Y. erklärte nach der Tat, er habe Rache an der neuen religiösen Bewegung Vereinigungskirche nehmen wollen, weil deren Spendenpraxis seine Mutter ruiniert habe; Abe hatte Verbindungen zu der Kirche.

Die Morde von Nakano sind eine ganz andere Geschichte, aber auch sie passen in Kirius Bild vom japanischen Terrorismus: Nicht Extremistengruppen verüben dabei Anschläge auf Staaten, Gruppen oder Institutionen wie beim internationalen Terrorismus - sondern unpolitische, ideologiefreie Einzeltäter auf Mitmenschen oder Einrichtungen, die aus ihrer Sicht an irgendwas schuld sind.

So war es auch im Dezember 2021, als ein Mann in einer Klinik in Osaka ein Feuer legte. 25 Menschen starben, später auch der mutmaßliche Täter selbst. In dessen Wohnung fand die Polizei unter anderem einen Artikel über einen Brandanschlag in Kyoto im Juli 2019. Damals hatte ein 41-jähriger Ex-Sträfling das Trickfilm-Studio Kyoto Animation angezündet, weil dieses angeblich ungefragt eine Geschichte von ihm verwendet hatte. 36 Menschen starben.
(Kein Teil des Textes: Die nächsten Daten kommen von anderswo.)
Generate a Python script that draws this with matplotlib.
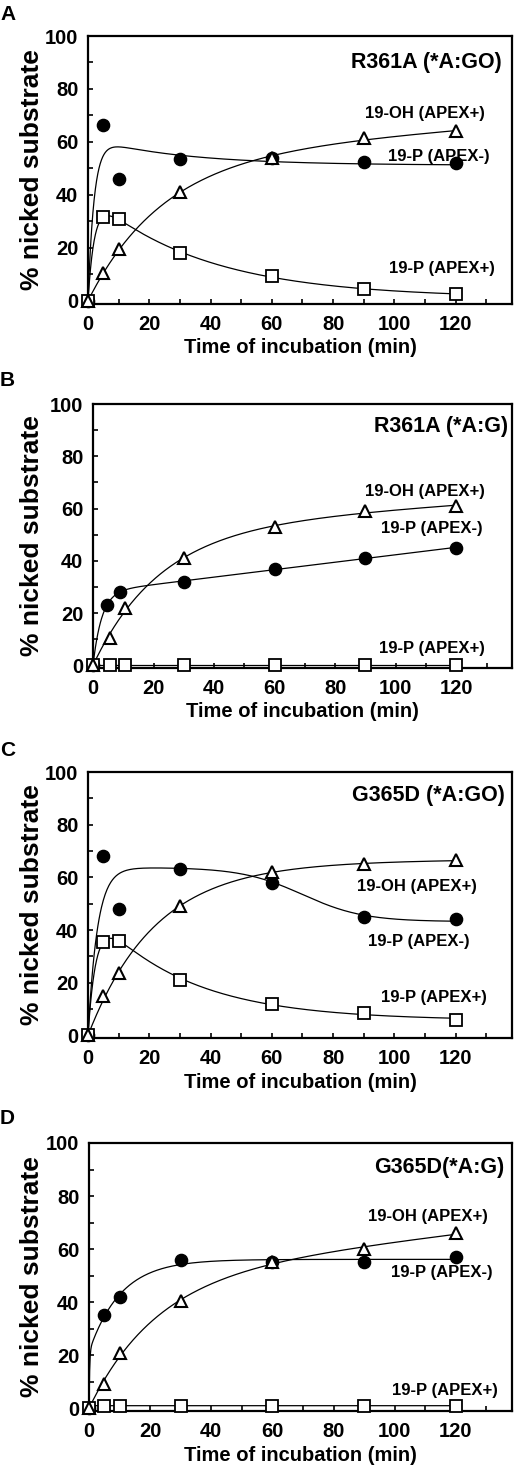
import numpy as np
import matplotlib
matplotlib.use("Agg")
import matplotlib.pyplot as plt

plt.rcParams['font.family'] = ['Liberation Sans', 'DejaVu Sans']
plt.rcParams['font.weight'] = 'bold'

# ---------------- data ----------------
panel_letters = ["A", "B", "C", "D"]
panel_titles = ["R361A (*A:GO)", "R361A (*A:G)", "G365D (*A:GO)", "G365D(*A:G)"]

xticks = [0, 20, 40, 60, 80, 100, 120]
yticks = [0, 20, 40, 60, 80, 100]
xlabel = "Time of incubation (min)"
ylabel = "% nicked substrate"
label_oh = "19-OH (APEX+)"
label_pminus = "19-P (APEX-)"
label_pplus = "19-P (APEX+)"

t_std = [0, 5, 10, 30, 60, 90, 120]

# Panel A
tA_minus = t_std
yA_minus = [0, 66.5, 46, 53.5, 54, 52.5, 52]
tA_oh = t_std
yA_oh = [0, 10.5, 19.5, 41, 54, 61.5, 64]
tA_plus = t_std
yA_plus = [0, 31.5, 31, 18, 9.5, 4.5, 2.5]

# Panel B
tB_minus = [0, 4.5, 9, 30, 60, 90, 120]
yB_minus = [0, 23, 28, 32, 37, 41, 45]
tB_oh = [0, 5.5, 10.5, 30, 60, 90, 120]
yB_oh = [0, 10.5, 22, 41, 53, 59, 61]
tB_plus = [0, 5.5, 10.5, 30, 60, 90, 120]
yB_plus = [0, 0, 0, 0, 0, 0, 0]

# Panel C
tC_minus = t_std
yC_minus = [0, 68, 48, 63, 58, 45, 44]
tC_oh = t_std
yC_oh = [0, 15, 23.5, 49, 62, 65, 66.5]
tC_plus = t_std
yC_plus = [0, 35.5, 36, 21, 12, 8.5, 6]

# Panel D
tD_minus = t_std
yD_minus = [0, 35, 42, 56, 55, 55, 57]
tD_oh = t_std
yD_oh = [0, 9, 21, 40.5, 55, 60, 66]
tD_plus = t_std
yD_plus = [0, 1, 1, 1, 1, 1, 1]


# ---------------- curve fitting (least squares on the read data) ----------------
def _sig(x):
    return 1.0 / (1.0 + np.exp(-x))


def fit_curve(t, y, kind, tt, kmax=5.0, k2max=5.0):
    t = np.asarray(t, float)
    y = np.asarray(y, float)
    ks = np.logspace(-2.5, np.log10(kmax), 70)
    best = (np.inf, None)

    def consider(basis_fn):
        nonlocal best
        X = basis_fn(t)
        coef, *_ = np.linalg.lstsq(X, y, rcond=None)
        r = np.sum((X @ coef - y) ** 2)
        if r < best[0]:
            best = (r, basis_fn(tt) @ coef)

    if kind == "rise":
        for k in ks:
            consider(lambda s, k=k: np.column_stack([1 - np.exp(-k * s), s]))
    elif kind == "rise2":
        for i, k1 in enumerate(ks):
            for k2 in ks[:i]:
                consider(lambda s, a=k1, b=k2: np.column_stack(
                    [1 - np.exp(-a * s), 1 - np.exp(-b * s)]))
    elif kind == "burst":
        for i, k1 in enumerate(ks):
            for k2 in ks[:i]:
                if k2 > k2max:
                    continue
                consider(lambda s, a=k1, b=k2: np.column_stack(
                    [np.exp(-b * s) - np.exp(-a * s), 1 - np.exp(-a * s)]))
    elif kind == "burst_sig":
        for k1 in ks[::2]:
            for t0 in np.arange(40, 111, 5):
                for w in [6, 8, 10, 13, 16, 20, 25]:
                    consider(lambda s, a=k1, c=t0, d=w: np.column_stack(
                        [1 - np.exp(-a * s), _sig((s - c) / d) - _sig(-c / d)]))
    if best[1] is None:
        return np.zeros_like(tt)
    return best[1]


panels = [
    dict(tm=tA_minus, ym=yA_minus, km="burst", kmm=0.5, k2m=0.035,
         to=tA_oh, yo=yA_oh, ko="rise",
         tp=tA_plus, yp=yA_plus, kp="burst",
         pos=[88 / 516, 1 - 303.5 / 1470, 424 / 516, 267.5 / 1470],
         lab_oh=(0.936, 0.71), lab_pm=(0.948, 0.55), lab_pp=(0.96, 0.13),
         title=(0.976, 0.90), letter_y=1 - 15 / 1470),
    dict(tm=tB_minus, ym=yB_minus, km="rise", kmm=5.0, k2m=5.0,
         to=tB_oh, yo=yB_oh, ko="rise",
         tp=tB_plus, yp=yB_plus, kp="rise",
         pos=[93 / 516, 1 - 668 / 1470, 419 / 516, 264 / 1470],
         lab_oh=(0.936, 0.667), lab_pm=(0.931, 0.53), lab_pp=(0.936, 0.072),
         title=(0.99, 0.913), letter_y=1 - 380 / 1470),
    dict(tm=tC_minus, ym=yC_minus, km="burst_sig", kmm=0.35, k2m=5.0,
         to=tC_oh, yo=yC_oh, ko="rise",
         tp=tC_plus, yp=yC_plus, kp="burst",
         pos=[88 / 516, 1 - 1038 / 1470, 424 / 516, 266 / 1470],
         lab_oh=(0.917, 0.571), lab_pm=(0.90, 0.361), lab_pp=(0.94, 0.154),
         title=(0.983, 0.913), letter_y=1 - 750 / 1470),
    dict(tm=tD_minus, ym=yD_minus, km="rise2", kmm=5.0, k2m=5.0,
         to=tD_oh, yo=yD_oh, ko="rise",
         tp=tD_plus, yp=yD_plus, kp="rise",
         pos=[89 / 516, 1 - 1411 / 1470, 423 / 516, 268 / 1470],
         lab_oh=(0.943, 0.724), lab_pm=(0.955, 0.515), lab_pp=(0.967, 0.078),
         title=(0.983, 0.91), letter_y=1 - 1118 / 1470),
]

fig = plt.figure(figsize=(5.16, 14.70), dpi=100)
tt = np.linspace(0, 120, 600)

for i, p in enumerate(panels):
    ax = fig.add_axes(p["pos"])
    ax.set_xlim(0, 138.4)
    ax.set_ylim(-1, 100)

    cm = fit_curve(p["tm"], p["ym"], p["km"], tt, kmax=p["kmm"], k2max=p["k2m"])
    co = fit_curve(p["to"], p["yo"], p["ko"], tt)
    cp = fit_curve(p["tp"], p["yp"], p["kp"], tt)
    for c in (cm, co, cp):
        ax.plot(tt, c, color="black", lw=0.9, zorder=2)

    ax.plot(p["tm"], p["ym"], ls="none", marker="o", ms=8.8, mfc="black",
            mec="black", mew=1, zorder=3, clip_on=False)
    ax.plot(p["tp"], p["yp"], ls="none", marker="s", ms=9, mfc="white",
            mec="black", mew=1.3, zorder=4, clip_on=False)
    ax.plot(p["to"], p["yo"], ls="none", marker="^", ms=8.5, mfc="white",
            mec="black", mew=1.5, zorder=5, clip_on=False)

    ax.set_xticks(xticks)
    ax.set_xticks(np.arange(0, 131, 10), minor=True)
    ax.set_yticks(yticks)
    ax.set_yticks(np.arange(0, 101, 10), minor=True)
    ax.tick_params(which="both", direction="in", length=3.5, width=1.2,
                   top=False, right=False)
    ax.tick_params(axis="y", which="major", labelsize=14.5, pad=7)
    ax.tick_params(axis="x", which="major", labelsize=14.5, pad=8)
    for lab in ax.get_xticklabels() + ax.get_yticklabels():
        lab.set_fontweight("bold")
    for s in ax.spines.values():
        s.set_linewidth(1.6)

    ax.set_xlabel(xlabel, fontsize=14.5, fontweight="bold")
    ax.xaxis.set_label_coords(0.5, -0.166)
    ax.xaxis.label.set_va("center")
    ax.set_ylabel(ylabel, fontsize=19, fontweight="bold")
    ax.yaxis.set_label_coords((32 - p["pos"][0] * 516) / (p["pos"][2] * 516), 0.5)
    ax.yaxis.label.set_va("center")

    ax.text(p["title"][0], p["title"][1], panel_titles[i], transform=ax.transAxes,
            ha="right", va="center", fontsize=15.5, fontweight="bold")
    ax.text(p["lab_oh"][0], p["lab_oh"][1], label_oh, transform=ax.transAxes,
            ha="right", va="center", fontsize=12, fontweight="bold")
    ax.text(p["lab_pm"][0], p["lab_pm"][1], label_pminus, transform=ax.transAxes,
            ha="right", va="center", fontsize=12, fontweight="bold")
    ax.text(p["lab_pp"][0], p["lab_pp"][1], label_pplus, transform=ax.transAxes,
            ha="right", va="center", fontsize=12, fontweight="bold")

    fig.text(0.0, p["letter_y"], panel_letters[i], ha="left", va="center",
             fontsize=15, fontweight="bold")

fig.savefig("out.png", dpi=100)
Anfang 2022 erschoss ein 66-Jähriger in Fujimino, Präfektur Saitama, einen Arzt, weil dieser seine tote Mutter nicht wiederbelebt habe. Im Dezember 2022 nahm die Polizei in Hanno, ebenfalls Präfektur Saitama, den 40-jährigen alleinlebenden Arbeitslosen Jun S. unter dem dringenden Verdacht fest, seinen amerikanischen Nachbarn, dessen Frau und dessen Tochter erschlagen zu haben. Der Amerikaner, der schon lange in Japan gelebt hatte, hatte S. zuvor drei Mal wegen Sachbeschädigung angezeigt.

Man könnte noch mehr aufzählen. Im April hätte Premierminister Fumio Kishida zum Opfer werden können, als ein 24-Jähriger bei einem Wahlkampfauftritt in Wakayama eine Bombe nach ihm warf. Die Bombe explodierte nicht gleich, es gab keine Verletzten - aber das war wieder so eine Tat aus Japans unergründlichen Tiefen. Und nun also Nakano.

Masanori A. soll ein schweigsamer Mann gewesen sein, der sich selten blicken ließ. Sein Vater gab an, sein Sohn habe Probleme im Umgang mit anderen gehabt und deshalb auf den Feldern des Familienbetriebs gearbeitet. Er war Sportschütze, Mitglied im Jagdverein, Inhaber von Lizenzen für vier Jagdgewehre. Und Masanori A. liebte seinen Hund. Er ließ ihn oft frei laufen. Deshalb hatte er Ärger mit den Nachbarn.